The students were just great actually, showing all kinds of patience. They were in Death Valley after all, and they weren't in a classroom. At least not the kind with four walls. Just the same, I was pining for just a bit of sunlight, and the evening was coming quickly. We had just finished an exercise at Gower Gulch at the north end of the Black Mountains and we walking back to the vehicles when a sliver of sky opened up. The sun blazed forth in all its glory.
There are two sure things in places like Death Valley, rock and light. Deserts have dust storms at times, of course, but much of the time the air is free of pollution and humidity. The sun shines with an intensity not usually experienced in urban settings (my students traditionally come home with winter sunburns despite our warnings to use sunscreen).

And the rock...Death Valley has perhaps the greatest variety of rock types to be found in any national park. They range in age from 1.7 billion to practically yesterday. They include all of the types, plutonic, volcanic, sedimentary, and metamorphic. The rocks occur in nearly all the colors of the rainbow, sometimes in a single outcrop (google Death Valley's Artist Palette if you want to see what I mean). And in most parts of the park there is no vegetation or soil to obscure their complicated structures and relationships.
It's hard to imagine a more dramatic moment for the two elements to intersect. The sun was low in the sky, the rocks were wet from the recent rain storm, so the colors were intensified and the rocks seemed to glow with an inner light.

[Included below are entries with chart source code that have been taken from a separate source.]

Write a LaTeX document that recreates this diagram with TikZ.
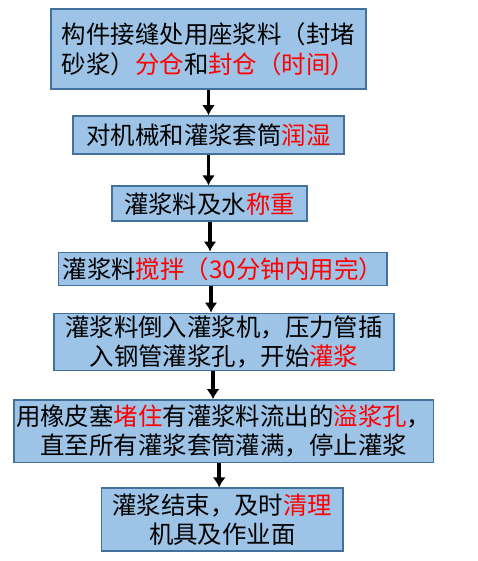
\documentclass[tikz,border=0pt]{standalone}
\usepackage{fontspec}
\setmainfont{Noto Sans CJK SC}
\usepackage{xcolor}
\usepackage{tikz}
\usetikzlibrary{arrows.meta}
\usetikzlibrary{positioning}
\definecolor{BoxFill}{RGB}{157,195,230}
\definecolor{BoxLine}{RGB}{65,113,156}
\definecolor{KeyRed}{RGB}{255,0,0}
\newcommand{\rd}[1]{\textcolor{KeyRed}{#1}}
\begin{document}
\begin{tikzpicture}[
x=0.02cm, y=-0.02cm,
StepBox/.style={draw=BoxLine,fill=BoxFill,line width=0.9pt,inner sep=0pt,align=center,
  font=\fontsize{13.9}{16.6}\selectfont},
FlowArrow/.style={-{Latex[length=2mm, width=2.6mm]}, line width=2.1pt, black}
]
\useasboundingbox (0,0) rectangle (477,561);

% steps, top to bottom
\node[StepBox, minimum width=6.30cm, minimum height=1.60cm] (S1) at (208.5,49.2)
  {构件接缝处用座浆料（封堵\\砂浆）\rd{分仓}和\rd{封仓（时间）}};
\node[StepBox, minimum width=5.42cm, minimum height=0.76cm] (S2) at (208.5,135)
  {对机械和灌浆套筒\rd{润湿}};
\node[StepBox, minimum width=3.90cm, minimum height=0.70cm] (S3) at (209.5,203.7)
  {灌浆料及水\rd{称重}};
\node[StepBox, minimum width=6.58cm, minimum height=0.66cm] (S4) at (222.8,268.8)
  {灌浆料\rd{搅拌（30分钟内用完）}};
\node[StepBox, minimum width=6.79cm, minimum height=1.14cm] (S5) at (224,341.8)
  {灌浆料倒入灌浆机，压力管插\\入钢管灌浆孔，开始\rd{灌浆}};
\node[StepBox, minimum width=8.39cm, minimum height=1.25cm] (S6) at (223.7,431.2)
  {用橡皮塞\rd{堵住}有灌浆料流出的\rd{溢浆孔}，\\直至所有灌浆套筒灌满，停止灌浆};
\node[StepBox, minimum width=4.84cm, minimum height=1.25cm] (S7) at (222.3,519.5)
  {灌浆结束，及时\rd{清理}\\机具及作业面};

\draw[FlowArrow] (S1.south) -- (S2.north);
\draw[FlowArrow] (S2.south) -- (S2.south |- S3.north);
\draw[FlowArrow] ([xshift=0.01cm]S3.south) -- ([xshift=0.01cm]S3.south |- S4.north);
\draw[FlowArrow] ([xshift=-2.36mm]S4.south) -- ([xshift=-2.36mm]S4.south |- S5.north);
\draw[FlowArrow] ([xshift=-2.2mm]S5.south) -- ([xshift=-2.2mm]S5.south |- S6.north);
\draw[FlowArrow] ([xshift=-0.9mm]S6.south) -- ([xshift=-0.9mm]S6.south |- S7.north);

\end{tikzpicture}
\end{document}
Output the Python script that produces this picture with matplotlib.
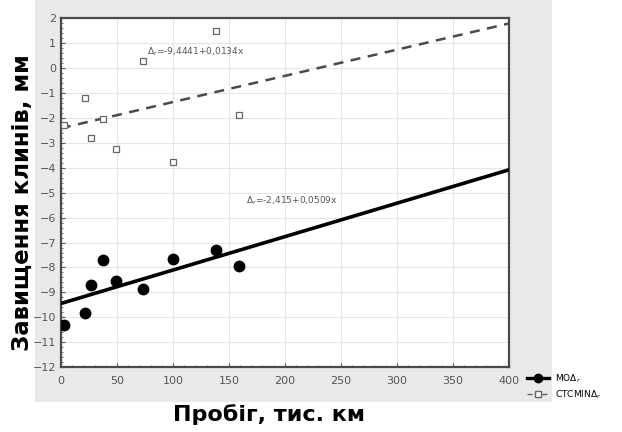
import numpy as np
import matplotlib.pyplot as plt
from matplotlib.patches import Rectangle
from matplotlib.lines import Line2D
from matplotlib.ticker import MultipleLocator

# mileage, thousand km
mileage = [2.9, 21.4, 26.8, 37.8, 48.8, 72.9, 100.3, 138.4, 159.2]
# wedge clearance, mm (filled: MOD, open: CTCMIN)
wear_mod = [-10.29, -9.82, -8.70, -7.72, -8.55, -8.88, -7.68, -7.29, -7.95]
wear_min = [-2.29, -1.21, -2.81, -2.05, -3.25, 0.28, -3.78, 1.48, -1.89]

# regression coefficients (intercept, slope)
fit_mod = (-9.4441, 0.0134)
fit_min = (-2.415, 0.0105)
label_fit_a = r'$\Delta_r$=-9,4441+0,0134x'
label_fit_b = r'$\Delta_r$=-2,415+0,0509x'

legend_labels = [r'МОΔ$_r$', r'CTCMINΔ$_r$']

fig = plt.figure(figsize=(6.22, 4.32), dpi=100)
fig.patches.append(Rectangle((0.056, 0.069), 0.831, 0.931,
                             transform=fig.transFigure, facecolor='#e9e9e9',
                             edgecolor='none', zorder=-10))
ax = fig.add_axes([0.098, 0.150, 0.720, 0.808])
ax.set_facecolor('white')

xx = np.array([0, 400])
ax.plot(xx, fit_mod[0] + fit_mod[1]*xx, '-', color='black', lw=2.6, zorder=3)
ax.plot(xx, fit_min[0] + fit_min[1]*xx, '--', color='#4a4a4a', lw=1.8,
        dashes=(4, 3), zorder=3)
ax.plot(mileage, wear_mod, 'o', color='black', ms=7.5, zorder=4)
ax.plot(mileage, wear_min, 's', mfc='white', mec='#666666', mew=0.9, ms=5,
        zorder=4)

ax.text(77, 0.64, label_fit_a, fontsize=6.5, color='#555555', va='center')
ax.text(165, -5.34, label_fit_b, fontsize=6.5, color='#555555', va='center')

ax.set_xlim(0, 400)
ax.set_ylim(-12, 2)
ax.xaxis.set_major_locator(MultipleLocator(50))
ax.xaxis.set_minor_locator(MultipleLocator(10))
ax.yaxis.set_major_locator(MultipleLocator(1))
ax.yaxis.set_minor_locator(MultipleLocator(0.2))
ax.grid(True, which='major', color='#e6e6e6', lw=0.8)
ax.set_axisbelow(True)
ax.tick_params(which='both', direction='in', colors='#555555',
               labelsize=8, labelcolor='#555555')
ax.tick_params(which='major', length=3)
ax.tick_params(which='minor', length=1.5)
ax.tick_params(axis='x', pad=6)
for s in ax.spines.values():
    s.set_color('#4a4a4a')
    s.set_linewidth(1.6)

fig.text(0.432, 0.040, 'Пробіг, тис. км', fontsize=16, fontweight='bold',
         ha='center', va='center')
fig.text(0.036, 0.53, 'Завищення клинів, мм', fontsize=16.5, fontweight='bold',
         ha='center', va='center', rotation=90)

handles = [Line2D([], [], color='black', lw=2.4, marker='o', ms=6),
           Line2D([], [], color='#666666', lw=1, ls='--', marker='s', ms=4,
                  mfc='white')]
fig.legend(handles, legend_labels, loc='center left',
           bbox_to_anchor=(0.835, 0.105), frameon=False, fontsize=6.5,
           handlelength=2.4, labelspacing=0.4, handletextpad=0.6)

fig.savefig('out.png', dpi=100)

The rocks we were looking at were part of the Mio-Pliocene sediments and ash/lava flows of the Furnace Creek, Funeral, and Artist Drive formations. They accumulated in a fault basin not totally unlike the present-day Death Valley graben. There were ephemeral lakes, alluvial fans, floodplains, and volcanoes. The plains probably supported a rich fauna of camels, horses, mastodons, birds and predatory cats, who left their tracks in similar-aged rocks elsewhere in the park.
It was a dramatic moment, but as with so many such moments, it was fleeting. The clouds closed in again, and we thought the show was over, except that a few moments later while we drove the highway north of Furnace Creek, the skies opened up one more time to reveal a brilliant rainbow (see the opening picture...as if you somehow missed it!). The moment felt perfect.

Addendum: Since we are talking the incredible fossil record of Death Valley, there is news this week of some horrible human beings who have stolen some of the precious fossil trackways I mentioned. I can only hope that the pictures of the probable thieves will lead to arrests and convictions. More information can be found here: http://vertpaleo.org/Society-News/SVP-Paleo-News/Paleontology-News/Fossils-Stolen-from-Death-Valley-National-Park.aspx

2 comments:

Hollis said...

Fantastic photos, enjoyed them very much. We had a day like that in Death Valley (on the rim actually). Woke up to sun after days of rain, it was so incredibly beautiful. 37 years ago, but I don't forget experiences like that!

Kathy Crawford said...

That's just awful about the fossils. The back packers look experienced, the way they are packed heavy using their water to balance as they hike. Metal detector and such equipment may mean nothing or everything. Hope no matter who, they get caught and prosecuted. Too often these crimes are unpunished.